Mental  kaya,  dalam  agama  dikenal  dengan  istilah  qana'ah,  rela  dengan  apa  yang Allah SWT bagi sehingga tidak menengok dan berharap apa yang ada di tangan orang lain.  Kaya  bukan  kaya  dengan  harta  benda,  namun  kaya  adalah  kaya  hati,  artinya  hati merasa cukup.

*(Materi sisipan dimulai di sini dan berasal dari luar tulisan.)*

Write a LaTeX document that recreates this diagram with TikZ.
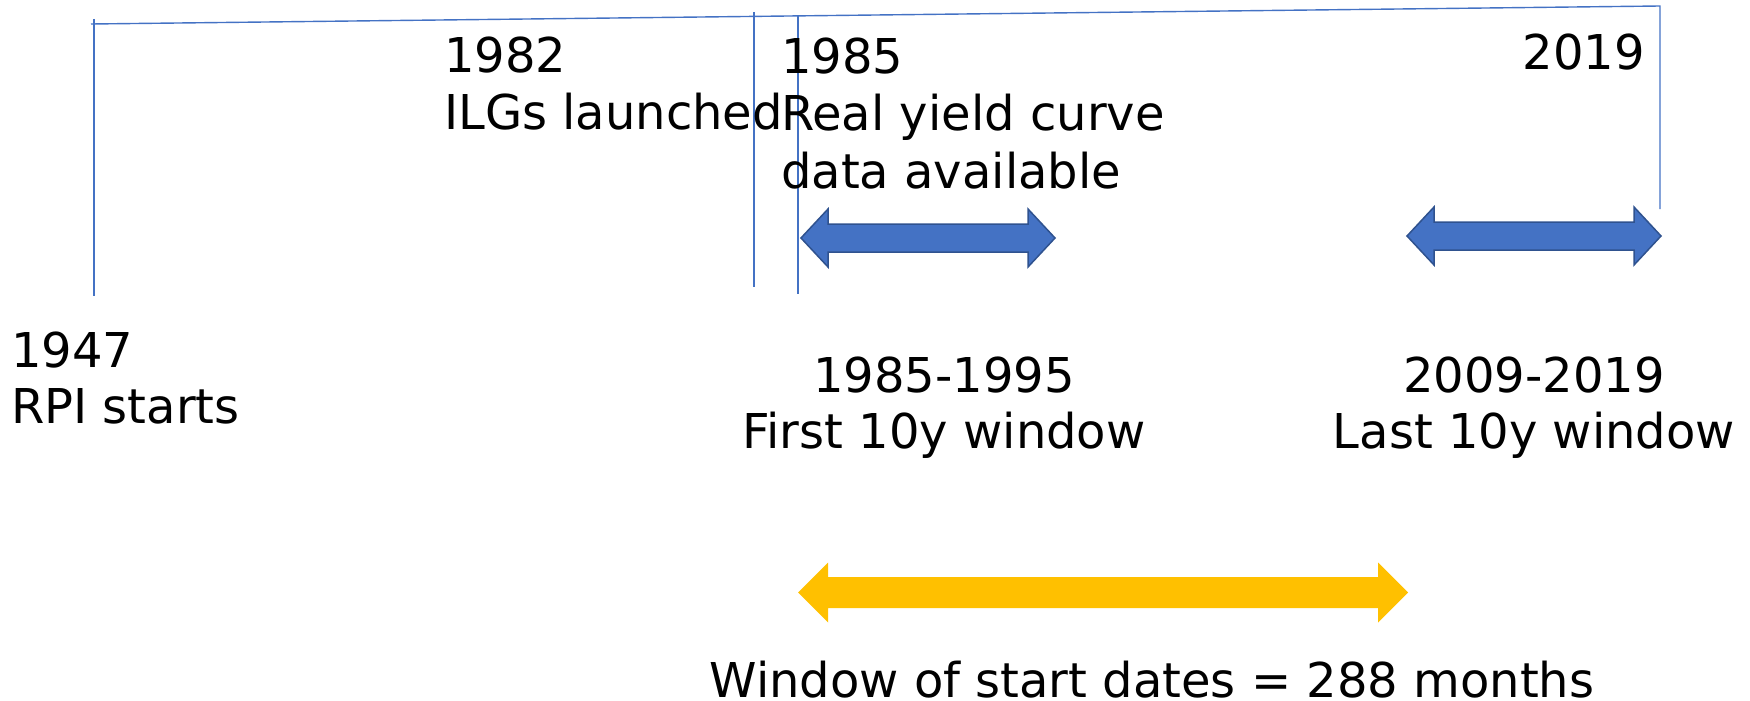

Sebanyak apa pun harta seseorang, kalau belum merasa cukup, maka dia  adalah  fakir.  Kata  fakir  dalam  bahasa  Arab  berarti  memerlukan,  jadi  kalau seseorang masih memerlukan [baca: berharap dan menggantungkan diri] kepada apa yang dimiliki oleh orang lain tanpa berusaha, maka dia adalah fakir alias miskin.

Dalam  kehidupan  ini  tidak  sedikit  kita  menemukan  istri  model  seperti  ini.  Ditinjau secara  sepintas  dari  keadaan  rumahnya,  rumah  milik  sendiri,  lengkap  dengan perabotan  elektronik  yang  modern,  didukung  kendaraan  keluaran  terbaru,  tapi  dasar mentalnya mental miskin, maka yang bersangakutan tetap mengeluh seolah-olah dia adalah  orang  termiskin  di  dunia.  Apakah  hal  ini  merupakan  kebenaran  dari  firman Allah   SWT, 

إِنَّ الإنْسَانَ خُلِقَ هَلُوعًا


yang   artinya,   "Sesungguhnya   manusia   diciptakan bersifat keluh kesah lagi kikir." (QS. al-Ma'arij: 19).
Tanpa ragu, memang. Jika istri bermental kaya, maka keluarga akan merasa kaya dan cukup.  Ini menciptakan kebahagiaan. Jika istri bermental melarat, maka yang tercipta di dalam rumah adalah iklim melarat dan ini menyengsarakan. (Ust. Izzudin Karimi, Lc).